La Fédération des francophones de la Colombie-Britannique n’a pas encore décidé si elle contestera un jugement du 23 mai de la Cour fédérale, qui exonère Ottawa dans la fermeture en 2011 de cinq centres d’aide à l’emploi dans la province. La cause aura néanmoins permis de faire avancer le dossier des services en français au plan politique.

Par Jean-Pierre DUBÉ (Francopresse)

Le tribunal soutient que le fédéral n’a pas négligé ses obligations législatives en transférant les services d’emploi en français à la Province en 2008, et ne blâme pas la Colombie-Britannique. Le juge Denis Gascon laisse toutefois entendre que le régime linguistique fédéral est insuffisant.

« Il est indéniable, à mon avis, que la portée de l’obligation contenue à l’article 41 (de la Loi sur les langues officielles) se trouve handicapée par l’absence de règlements, explique le juge. Ce silence règlementaire et l’imprécision qui en découle le sont probablement au détriment des minorités linguistiques au Canada, qui perdent peut-être un bénéfice potentiel attendu de la partie VII. »

La Fédération est déçue du jugement. En 2011, elle avait déposé une plainte au Commissariat aux langues officielles qui lui avait donné raison sur le fond deux ans plus tard.

Selon le communiqué de l’organisme, le grief était bel et bien fondé puisque la Cour reconnaît « un démantèlement du régime des services à l’emploi (dans la province) et que la loi (fédérale) sous sa forme actuelle n’est pas assez spécifique pour résoudre ce problème. »

Un impact sur les ententes fédérales-provinciales

La Colombie-Britannique n’aurait pas d’obligation relative au bilinguisme institutionnel. La Cour a stipulé que les motifs financiers menant à la fermeture des services en français (à Kelowna, Penticton, Prince George et Vancouver) pouvaient se justifier.

« La fourniture des services d’aide à l’emploi prévus constitue un exercice valide de la compétence législative de la province et que, par conséquent, la Colombie-Britannique n’agit pas pour le compte d’une institution fédérale. »

À titre d’intervenant dans cette affaire, le commissaire aux langues officielles (CLO) avait signalé qu’il cherchait une interprétation des articles IV et VII de la Loi.
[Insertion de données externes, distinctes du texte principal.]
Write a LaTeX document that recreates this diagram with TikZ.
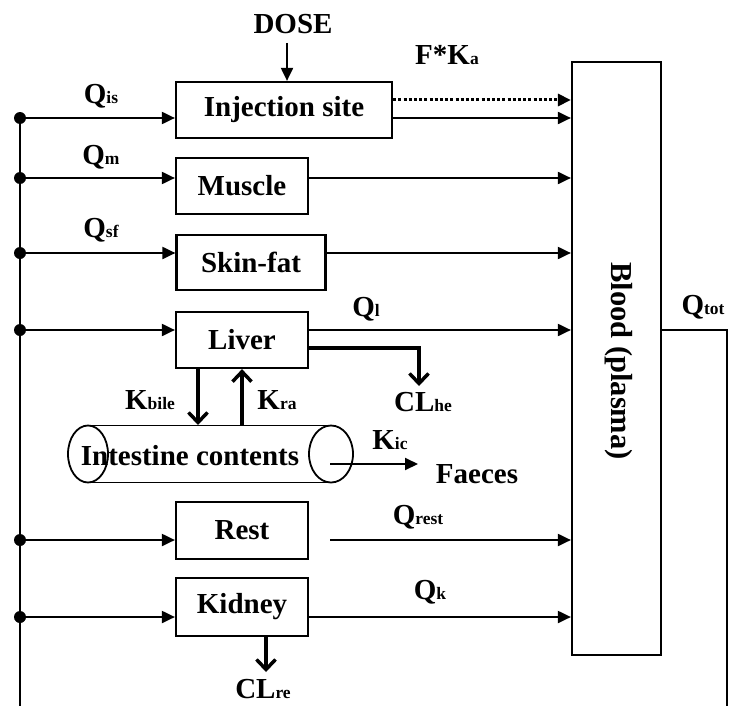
\documentclass[tikz,border=0pt]{standalone}
\usepackage{fontspec}
\setmainfont{Liberation Serif}
\usetikzlibrary{arrows.meta}
\newcommand\sbs[1]{{\fontsize{17.5}{17.5}\selectfont #1}}
\begin{document}
\begin{tikzpicture}[x=1pt,y=-1pt,
  font=\bfseries\fontsize{29}{31}\selectfont,
  box/.style={draw, line width=2.2pt, inner sep=0pt},
  flow/.style={line width=2pt, -{Triangle[length=13pt,width=12pt]}},
  thickflow/.style={line width=4pt, -{Straight Barb[length=10pt,width=19pt,line width=3.5pt]}},
  dotn/.style={circle, fill, inner sep=0pt, minimum size=12pt},
  lbl/.style={inner sep=0pt}]
\useasboundingbox (0,0) rectangle (735,706);

% boxes
\node[box, minimum width=216pt, minimum height=56pt] (inj) at (284,110) {Injection site};
\node[box, minimum width=132pt, minimum height=56pt] (mus) at (242,186) {Muscle};
\node[box, minimum width=149pt, minimum height=55pt] (skin) at (251,262.5) {Skin-fat};
\node[box, minimum width=132pt, minimum height=56pt] (liv) at (242,340) {Liver};
\node[box, minimum width=132pt, minimum height=57pt] (rest) at (242,530.5) {Rest};
\node[box, minimum width=132pt, minimum height=58pt] (kid) at (242,607) {Kidney};
\node[box, minimum width=89pt, minimum height=593pt] (blood) at (616.5,358.5) {};
\node[lbl, rotate=-90, font=\bfseries\fontsize{30.5}{32}\selectfont] (bloodtxt) at (619,361) {Blood (plasma)};

% dots on left trunk
\node[dotn] (d1) at (20,118) {};
\node[dotn] (d2) at (20,178) {};
\node[dotn] (d3) at (20,253) {};
\node[dotn] (d4) at (20,330) {};
\node[dotn] (d5) at (20,540) {};
\node[dotn] (d6) at (20,617) {};
\coordinate (lbot) at (20,706);
\draw[line width=2pt] (d1.center) -- (lbot);

% inflows
\draw[flow] (d1) -- (d1 -| inj.west);
\draw[flow] (d2) -- (d2 -| mus.west);
\draw[flow] (d3) -- (d3 -| skin.west);
\draw[flow] (d4) -- (d4 -| liv.west);
\draw[flow] (d5) -- (d5 -| rest.west);
\draw[flow] (d6) -- (d6 -| kid.west);

% outflows
\coordinate (dotY) at (392,100);
\draw[flow, line width=3pt, dash pattern=on 3pt off 2.2pt] (inj.east |- dotY) -- (dotY -| blood.west);
\draw[flow] (inj.east |- d1) -- (d1 -| blood.west);
\draw[flow] (mus.east |- d2) -- (d2 -| blood.west);
\draw[flow] (skin.east |- d3) -- (d3 -| blood.west);
\draw[flow] (liv.east |- d4) -- (d4 -| blood.west);
\coordinate (restout) at (330,540);
\draw[flow] (restout) -- (restout -| blood.west);
\draw[flow] (kid.east |- d6) -- (d6 -| blood.west);

% return from blood
\coordinate (rt) at (727,330);
\coordinate (rb) at (727,706);
\draw[line width=2pt] (blood.east |- rt) -- (rt) -- (rb);
\node[lbl] (qtot) at (703,307) {Q\sbs{tot}};

% dose
\node[lbl] (dose) at (293,24) {DOSE};
\coordinate (dosearr) at (287,43);
\draw[flow] (dosearr) -- (dosearr |- inj.north);

% labels
\node[lbl] (fka) at (447,55) {F*K\sbs{a}};
\node[lbl] (qis) at (101,96) {Q\sbs{is}};
\node[lbl] (qm) at (101,157) {Q\sbs{m}};
\node[lbl] (qsf) at (101,230) {Q\sbs{sf}};
\node[lbl] (ql) at (366,309) {Q\sbs{l}};
\node[lbl] (qrest) at (418,517) {Q\sbs{rest}};
\node[lbl] (qk) at (430,592) {Q\sbs{k}};

% intestine cylinder
\coordinate (cl) at (88,454);
\coordinate (cr) at (331,454);
\draw[line width=1.8pt] (88,425.5) -- (331,425.5) (88,482.5) -- (331,482.5);
\draw[line width=1.8pt] (cl) ellipse [x radius=20pt, y radius=28.5pt];
\draw[line width=1.8pt] (cr) ellipse [x radius=22pt, y radius=28.5pt];
\node[lbl] (intest) at (190,456) {Intestine contents};

% liver exchanges
\coordinate (kbtop) at (198,425);
\coordinate (kratop) at (242,425);
\draw[thickflow] (kbtop |- liv.south) -- (kbtop);
\draw[thickflow] (kratop) -- (liv.south);
\node[lbl] (kbile) at (150,400) {K\sbs{bile}};
\node[lbl] (kra) at (277,400) {K\sbs{ra}};

\coordinate (clc) at (419,348);
\coordinate (cle) at (419,386);
\draw[thickflow] (liv.east |- clc) -- (clc) -- (cle);
\node[lbl] (clhe) at (423,402) {CL\sbs{he}};

% faeces
\coordinate (fs) at (330,464);
\coordinate (fe) at (418,464);
\draw[flow] (fs) -- (fe);
\node[lbl] (kic) at (390,440) {K\sbs{ic}};
\node[lbl] (faeces) at (477,474) {Faeces};

% kidney clearance
\coordinate (cre) at (266,672);
\draw[thickflow] (kid.south -| cre) -- (cre);
\node[lbl] (clre) at (263,689) {CL\sbs{re}};
\end{tikzpicture}
\end{document}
Selon le juge Gascon, les éclaircissements demandés par la Fédération et le CLO pourraient avoir un impact sur l’ensemble des ententes fédérales-provinciales.

Le président Jean Johnson de la Fédération des communautés francophones et acadienne déplore (FCFA) qu’après une décennie de pressions, l’administration fédérale n’a toujours pas adopté des mesures positives pour appuyer le développement des communautés.

Exiger maintenant une modernisation de la Loi

« Et maintenant, écrit le président Johnson, voilà un juge qui nous dit que l’article 41, où figure cette question de mesures positives, n’impose pas d’obligations précises et particulières aux institutions fédérales. C’est absolument renversant. »

Le jugement porte sur les circonstances de 2011, mais ne tient pas compte de l’évolution du dossier et des efforts courants pour moderniser la Loi. « J’avais concentré mon travail auprès des législateurs, souligne la présidente Padminee Chundunsing, et nous avons commencé à envisager la modernisation de la loi. Par cette décision, la Cour vient de nous donner raison. »

Selon la FCFA, le jugement ouvre la porte au gouvernement d’agir de façon décisive. « Ce que nous lisons dans la décision est frustrant, mais en même temps ça nous dit que nous avions raison d’exiger une modernisation pour corriger les faiblesses de la Loi. »

Patrimoine canadien et le Conseil du Trésor ont entrepris la révision du Règlement, suivant des pressions de minorités francophones inquiètes notamment de la fermeture de services fédéraux. Le Comités sénatorial des langues officielles a entamé en 2017 une révision du texte législatif et entendu quelques 120 témoins. Son rapport est attendu en 2019, au moment du 50e anniversaire de la Loi.